By the early 1980s, the company had set up permanent furniture showrooms in Los Angeles, San Francisco, Dallas, Atlanta, High Point, NC, and Troy, MI. The category caught on with retailers and designers and sales of the DARAFEEV brand grew across the US.

In 1982, DARAFEEV attended the 2nd annual BCA (Billiard Congress of America) trade show in Fort Worth, TX. The company quickly established itself as a primary supplier of luxury products to the billiard industry, and supported many sports venues, and sponsored pro players.



George and Paul along with other family members continued the tradition that their dad had started, but by 1996 the company could no longer keep up with the demand for its products and needed additional manufacturing capability. Supplementary space had to be leased in a nearby warehouse to accommodate the swelling production. Then, in 1998 Darafeev saw big changes with the expansion of much of its operations into a new building in Chino. While the woodworking operations remained in Baldwin Park, where they continued to produce the frames, all of the upholstery, finishing, and distribution, as well as the corporate headquarters, moved into the new much larger facility that they are still occupying today.

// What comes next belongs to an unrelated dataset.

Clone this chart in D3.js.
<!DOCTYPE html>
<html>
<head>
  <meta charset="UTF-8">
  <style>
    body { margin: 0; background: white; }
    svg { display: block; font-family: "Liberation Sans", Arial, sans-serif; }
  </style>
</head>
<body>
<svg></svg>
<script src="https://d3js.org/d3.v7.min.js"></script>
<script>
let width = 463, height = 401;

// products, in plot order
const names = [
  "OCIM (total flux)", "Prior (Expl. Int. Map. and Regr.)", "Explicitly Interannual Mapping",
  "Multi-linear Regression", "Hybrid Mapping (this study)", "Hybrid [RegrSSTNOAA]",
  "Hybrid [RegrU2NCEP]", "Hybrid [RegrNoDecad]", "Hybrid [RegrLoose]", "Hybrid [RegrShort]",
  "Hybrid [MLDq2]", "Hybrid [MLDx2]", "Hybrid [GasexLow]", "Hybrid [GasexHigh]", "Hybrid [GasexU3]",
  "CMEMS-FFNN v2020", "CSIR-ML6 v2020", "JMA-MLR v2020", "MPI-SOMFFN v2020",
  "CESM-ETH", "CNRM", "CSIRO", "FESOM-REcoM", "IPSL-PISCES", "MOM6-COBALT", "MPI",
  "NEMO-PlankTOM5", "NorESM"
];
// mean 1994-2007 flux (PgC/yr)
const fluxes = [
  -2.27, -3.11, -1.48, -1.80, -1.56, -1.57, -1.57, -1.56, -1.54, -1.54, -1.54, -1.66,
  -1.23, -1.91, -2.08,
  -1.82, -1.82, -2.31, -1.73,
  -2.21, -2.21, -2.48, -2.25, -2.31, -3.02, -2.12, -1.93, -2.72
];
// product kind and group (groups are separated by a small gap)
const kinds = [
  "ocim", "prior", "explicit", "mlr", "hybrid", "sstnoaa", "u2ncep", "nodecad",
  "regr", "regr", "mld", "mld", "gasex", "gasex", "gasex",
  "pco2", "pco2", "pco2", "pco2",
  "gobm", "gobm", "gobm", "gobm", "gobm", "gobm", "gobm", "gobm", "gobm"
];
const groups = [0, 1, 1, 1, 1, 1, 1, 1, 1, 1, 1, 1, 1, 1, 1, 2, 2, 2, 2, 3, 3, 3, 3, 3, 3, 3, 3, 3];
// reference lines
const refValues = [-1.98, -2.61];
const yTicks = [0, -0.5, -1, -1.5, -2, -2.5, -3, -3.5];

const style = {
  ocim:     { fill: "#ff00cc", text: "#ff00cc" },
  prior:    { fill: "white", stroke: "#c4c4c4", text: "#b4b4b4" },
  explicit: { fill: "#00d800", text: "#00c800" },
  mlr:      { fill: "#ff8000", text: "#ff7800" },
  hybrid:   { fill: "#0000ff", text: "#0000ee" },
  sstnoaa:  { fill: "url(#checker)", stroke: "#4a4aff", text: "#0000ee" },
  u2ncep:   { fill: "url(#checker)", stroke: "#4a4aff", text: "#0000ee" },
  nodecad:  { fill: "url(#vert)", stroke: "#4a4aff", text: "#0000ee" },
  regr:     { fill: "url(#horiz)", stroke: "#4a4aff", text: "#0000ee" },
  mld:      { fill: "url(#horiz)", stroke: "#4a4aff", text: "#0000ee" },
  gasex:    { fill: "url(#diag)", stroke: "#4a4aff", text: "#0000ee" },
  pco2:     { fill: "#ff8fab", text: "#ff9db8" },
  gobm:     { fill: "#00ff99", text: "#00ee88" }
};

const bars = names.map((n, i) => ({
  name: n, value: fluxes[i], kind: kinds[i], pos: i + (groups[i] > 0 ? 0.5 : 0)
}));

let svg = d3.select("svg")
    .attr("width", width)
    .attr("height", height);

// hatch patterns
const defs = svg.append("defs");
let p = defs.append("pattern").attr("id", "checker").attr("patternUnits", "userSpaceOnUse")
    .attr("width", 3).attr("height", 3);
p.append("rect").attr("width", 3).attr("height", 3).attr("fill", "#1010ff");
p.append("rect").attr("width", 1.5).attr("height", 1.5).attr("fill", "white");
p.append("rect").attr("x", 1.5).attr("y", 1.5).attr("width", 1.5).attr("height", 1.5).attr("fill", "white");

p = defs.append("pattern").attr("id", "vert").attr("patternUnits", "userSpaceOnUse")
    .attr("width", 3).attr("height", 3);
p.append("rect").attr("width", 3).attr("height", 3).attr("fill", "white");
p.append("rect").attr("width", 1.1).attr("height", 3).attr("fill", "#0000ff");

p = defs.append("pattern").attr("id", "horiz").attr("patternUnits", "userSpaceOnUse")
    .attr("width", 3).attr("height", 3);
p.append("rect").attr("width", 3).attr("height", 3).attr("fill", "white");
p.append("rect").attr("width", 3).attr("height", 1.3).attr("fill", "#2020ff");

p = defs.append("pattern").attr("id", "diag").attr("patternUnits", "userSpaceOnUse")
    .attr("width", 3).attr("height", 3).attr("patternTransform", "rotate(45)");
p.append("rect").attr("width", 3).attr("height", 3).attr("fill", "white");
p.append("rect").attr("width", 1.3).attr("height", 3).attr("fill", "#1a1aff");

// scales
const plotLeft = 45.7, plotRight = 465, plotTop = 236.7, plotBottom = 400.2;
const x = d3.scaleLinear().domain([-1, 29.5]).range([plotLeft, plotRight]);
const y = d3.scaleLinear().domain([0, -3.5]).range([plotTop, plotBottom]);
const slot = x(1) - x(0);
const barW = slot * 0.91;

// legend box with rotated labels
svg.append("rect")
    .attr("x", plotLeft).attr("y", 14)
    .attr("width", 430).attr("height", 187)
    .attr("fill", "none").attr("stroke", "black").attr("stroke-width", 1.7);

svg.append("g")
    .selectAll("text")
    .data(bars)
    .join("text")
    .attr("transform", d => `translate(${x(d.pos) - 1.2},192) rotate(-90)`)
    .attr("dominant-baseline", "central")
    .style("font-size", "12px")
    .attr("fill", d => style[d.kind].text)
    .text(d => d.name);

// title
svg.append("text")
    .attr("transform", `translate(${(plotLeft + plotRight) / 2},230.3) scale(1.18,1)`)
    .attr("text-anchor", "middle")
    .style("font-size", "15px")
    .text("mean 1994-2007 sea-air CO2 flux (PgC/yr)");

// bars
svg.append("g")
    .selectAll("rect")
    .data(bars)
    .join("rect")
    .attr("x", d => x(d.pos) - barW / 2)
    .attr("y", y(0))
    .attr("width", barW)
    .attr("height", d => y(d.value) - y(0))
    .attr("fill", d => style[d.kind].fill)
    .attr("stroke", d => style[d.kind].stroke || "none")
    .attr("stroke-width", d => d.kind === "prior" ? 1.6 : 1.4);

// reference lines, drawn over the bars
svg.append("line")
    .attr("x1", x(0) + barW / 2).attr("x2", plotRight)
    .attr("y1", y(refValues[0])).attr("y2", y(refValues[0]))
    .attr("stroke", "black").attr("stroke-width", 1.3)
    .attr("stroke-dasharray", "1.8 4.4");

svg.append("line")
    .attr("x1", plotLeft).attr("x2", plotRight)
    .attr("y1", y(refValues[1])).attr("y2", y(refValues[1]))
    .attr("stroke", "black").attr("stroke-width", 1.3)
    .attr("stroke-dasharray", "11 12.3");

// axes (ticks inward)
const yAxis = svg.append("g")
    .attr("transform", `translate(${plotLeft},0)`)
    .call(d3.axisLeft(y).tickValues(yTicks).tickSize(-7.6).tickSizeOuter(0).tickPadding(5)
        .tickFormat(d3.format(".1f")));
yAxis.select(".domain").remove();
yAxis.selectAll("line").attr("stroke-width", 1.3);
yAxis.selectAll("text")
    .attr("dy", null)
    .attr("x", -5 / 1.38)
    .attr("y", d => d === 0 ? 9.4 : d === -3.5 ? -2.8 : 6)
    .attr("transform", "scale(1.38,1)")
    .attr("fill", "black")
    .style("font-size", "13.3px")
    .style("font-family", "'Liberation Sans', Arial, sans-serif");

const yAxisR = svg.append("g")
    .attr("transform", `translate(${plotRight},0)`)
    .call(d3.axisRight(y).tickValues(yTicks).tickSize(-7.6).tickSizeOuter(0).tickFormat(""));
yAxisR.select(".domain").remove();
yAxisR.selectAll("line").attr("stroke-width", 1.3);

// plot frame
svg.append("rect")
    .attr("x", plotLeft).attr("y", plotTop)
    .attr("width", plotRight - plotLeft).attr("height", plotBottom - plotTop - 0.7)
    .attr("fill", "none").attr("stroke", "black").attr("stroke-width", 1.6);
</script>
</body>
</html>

With 80,000 square feet, George designed and oversaw the set up of one of the most state-of-the-art factories in the industry, that is fully automated and designed to produce highly customized products efficiently while ensuring the highest standard of quality. With its increased capabilities Darafeev began diversifying its business into not only residential but the commercial and contract sector as well.



Throughout the years, following Mikhail’s passing, Antonina held the title of president and faithfully came to work daily. She always kept a watchful eye on the operations, making sure everything met with her approval before any important decisions were made. This continued until 2016 when, at the age of 85, she passed away from complications stemming from a previous battle with colon cancer.




In 2018, after the passing of their mother, the decision was made to sell the Baldwin Park factory and consolidate the operations into one facility. This made for much more cohesive production. A building behind the main shop was modified to accommodate all the rough mill equipment. This assured that the area used for finishing remained clean and dust-free, providing a great environment for a perfect finish. Now it was just Paul and George overseeing the company, but after just a few more years, tragedy struck once again, and George passed away very unexpectedly.




Today, in 2021, the legacy continues, with the ownership having passed completely to Paul and his wife Leslie. As retirement is on the horizon, their children and grandchildren have now started taking up the mantle, moving the company into the future. The plan is for the business to one day, pass on to the next two generations, ensuring that DARAFEEV continues far into the future.